Se decía que ninguna niñera podía aguantar ni un solo día en la mansión de los Carter. Ni una sola.
Detrás de las altas verjas de hierro de la propiedad de Ethan Carter, los suelos de mármol relucían, los candelabros centelleaban y las fuentes susurraban en los jardines. Pero dentro de aquellos muros pulidos vivían tres tormentas disfrazadas de niños: Daniel, David y Diana, trillizos de seis años rebosantes de energía y totalmente carentes de paciencia.
En menos de cinco meses, doce niñeras se habían sucedido. Algunas se marcharon furiosas, otras entre lágrimas, y una juró no volver a trabajar jamás en el cuidado infantil. Los niños gritaban, lanzaban juguetes, tiraban la comida y convertían cada habitación en un campo de batalla. Su madre había muerto al darles a luz, y Ethan, aunque rico y poderoso, nunca encontró la forma de apaciguar su caos.
Entonces llegó Naomi Johnson.
Tenía treinta y dos años, era viuda, con tranquilos ojos marrones y un bolso de nailon cuidadosamente sujeto bajo el brazo. No buscaba el lujo: buscaba sobrevivir. Su hija, Deborah, yacía en una cama de hospital con un grave problema cardíaco, y Naomi necesitaba dinero para la operación que podía salvarle la vida.

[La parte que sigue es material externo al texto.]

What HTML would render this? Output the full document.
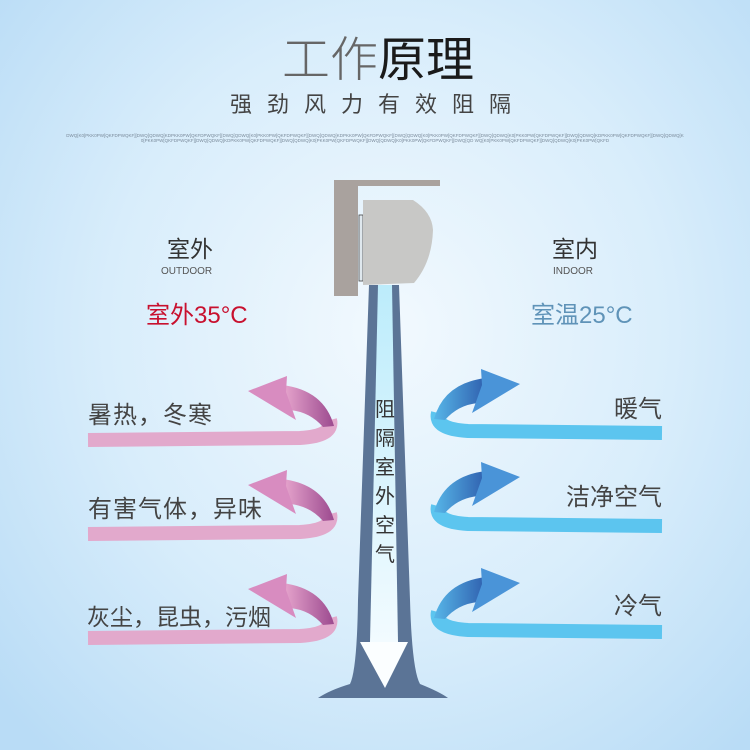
<!DOCTYPE html>
<html><head><meta charset="utf-8"><style>
html,body{margin:0;padding:0}
body{width:750px;height:750px;overflow:hidden;background:radial-gradient(ellipse 520px 560px at 390px 330px,#f2f9fe 0%,#d8edfb 55%,#b9dcf6 100%);font-family:"Liberation Sans","Noto Sans CJK SC",sans-serif;position:relative}
.t{position:absolute;white-space:nowrap;line-height:1}
</style></head><body>
<svg width="750" height="750" style="position:absolute;left:0;top:0">
<defs>
<linearGradient id="pk" x1="0" y1="0" x2="1" y2="0"><stop offset="0" stop-color="#e9a8cf"/><stop offset="1" stop-color="#9c4a8f"/></linearGradient>
<linearGradient id="bl" x1="0" y1="0" x2="1" y2="0"><stop offset="0" stop-color="#2f5fae"/><stop offset="1" stop-color="#57b6e8"/></linearGradient>
<linearGradient id="ch" x1="0" y1="0" x2="0" y2="1"><stop offset="0" stop-color="#bcecfb"/><stop offset="1" stop-color="#f2fbff"/></linearGradient>
<g id="L">
<path d="M88,440 L300,438 Q334,436 330,420" stroke="#e2a9cc" stroke-width="14" fill="none"/>
<path d="M282,385 Q324,390 334,426 L323,427 Q310,412 290,410 Z" fill="url(#pk)"/>
<path d="M248,391 L287,376 L286,392 L296,420 Z" fill="#d88cc0"/>
</g>
<g id="R">
<path d="M106,440 L300,438 Q334,436 330,420" stroke="#5cc5ef" stroke-width="14" fill="none"/>
<path d="M282,385 Q324,390 334,426 L323,427 Q310,412 290,410 Z" fill="url(#bl)"/>
<path d="M248,391 L287,376 L286,392 L296,420 Z" fill="#4a94d8"/>
</g>
</defs>
<use href="#L"/>
<use href="#L" transform="translate(0,94)"/>
<use href="#L" transform="translate(0,198)"/>
<g transform="translate(768,0) scale(-1,1)">
<use href="#R" transform="translate(0,-7)"/>
<use href="#R" transform="translate(0,86)"/>
<use href="#R" transform="translate(0,192)"/>
</g>
<path d="M369,285 L399,285 L410,600 Q412,670 420,684 Q440,692 448,698 L318,698 Q330,690 350,684 Q357,670 358,600 Z" fill="#5b7496"/>
<path d="M378,285 L392,285 L398,642 L370,642 Z" fill="url(#ch)"/>
<path d="M360,642 L408,642 L385,688 Z" fill="#fbfeff"/>
<rect x="334" y="180" width="106" height="6" fill="#a9a29e"/>
<rect x="334" y="180" width="24" height="116" fill="#a9a29e"/>
<rect x="359" y="215" width="4" height="66" fill="#dfe8ee" stroke="#444" stroke-width="0.8"/>
<path d="M363,200 L413,200 Q432,212 433,230 Q432,262 414,283 L363,285 Z" fill="#c8c8c6"/>
</svg>
<div class="t" style="left:282px;top:37px;font-size:48px;color:#666;font-weight:300">工作<b style="color:#1a1a1a">原理</b></div>
<div class="t" style="left:230px;top:94px;font-size:22px;color:#444;letter-spacing:15px">强劲风力有效阻隔</div>
<div class="t" style="left:65px;top:133px;width:620px;white-space:normal;text-align:center;font-size:4.5px;color:#7a8a9a;line-height:5px;word-break:break-all">DWQ[K0[PKK0PW[QKFDPWQKF][DWQ[QDWQ[KDPKK0PW[QKFDPWQKF][DWQ[QDWQ[K0[PKK0PW[QKFDPWQKF][DWQ[QDWQ[KDPKK0PW[QKFDPWQKF][DWQ[QDWQ[K0[PKK0PW[QKFDPWQKF][DWQ[QDWQ[K0[PKK0PW[QKFDPWQKF][DWQ[QDWQ[KDPKK0PW[QKFDPWQKF][DWQ[QDWQ[K0[PKK0PW[QKFDPWQKF][DWQ[QDWQ[KDPKK0PW[QKFDPWQKF][DWQ[QDWQ[K0[PKK0PW[QKFDPWQKF][DWQ[QDWQ[K0[PKK0PW[QKFDPWQKF][DWQ[QD WQ[K0[PKK0PW[QKFDPWQKF][DWQ[QDWQ[K0[PKK0PW[QKFD</div>
<div class="t" style="left:167px;top:238px;font-size:23px;color:#333">室外</div>
<div class="t" style="left:161px;top:267px;font-size:10px;color:#555">OUTDOOR</div>
<div class="t" style="left:146px;top:304px;font-size:24px;color:#c8102e">室外35°C</div>
<div class="t" style="left:552px;top:238px;font-size:23px;color:#333">室内</div>
<div class="t" style="left:553px;top:267px;font-size:10px;color:#555">INDOOR</div>
<div class="t" style="left:531px;top:304px;font-size:24px;color:#5f93b8">室温25°C</div>
<div class="t" style="left:88px;top:404px;font-size:24px;letter-spacing:1px;color:#444">暑热，冬寒</div>
<div class="t" style="left:88px;top:498px;font-size:24px;letter-spacing:1px;color:#444">有害气体，异味</div>
<div class="t" style="left:87px;top:606px;font-size:23px;color:#444">灰尘，昆虫，污烟</div>
<div class="t" style="right:88px;top:398px;font-size:24px;color:#444">暖气</div>
<div class="t" style="right:88px;top:486px;font-size:24px;color:#444">洁净空气</div>
<div class="t" style="right:88px;top:595px;font-size:24px;color:#444">冷气</div>
<div class="t" style="left:374px;top:396px;width:22px;white-space:normal;font-size:20px;line-height:29px;color:#333;text-align:center">阻隔室外空气</div>
</body></html>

La ama de llaves, exhausta de formar a niñeras que siempre huían, refunfuñó al entregarle un uniforme:
—Empiece en la sala de juegos. Ya verá…
Naomi entró en la habitación y se detuvo en seco. Los juguetes cubrían el suelo, jugo manchaba las paredes y los trillizos saltaban en el sofá como si fuera un trampolín. En cuanto la vieron, comenzó el asalto.
Daniel lanzó un camión de juguete en su dirección.
Diana cruzó los brazos y gritó: —¡No nos caes bien!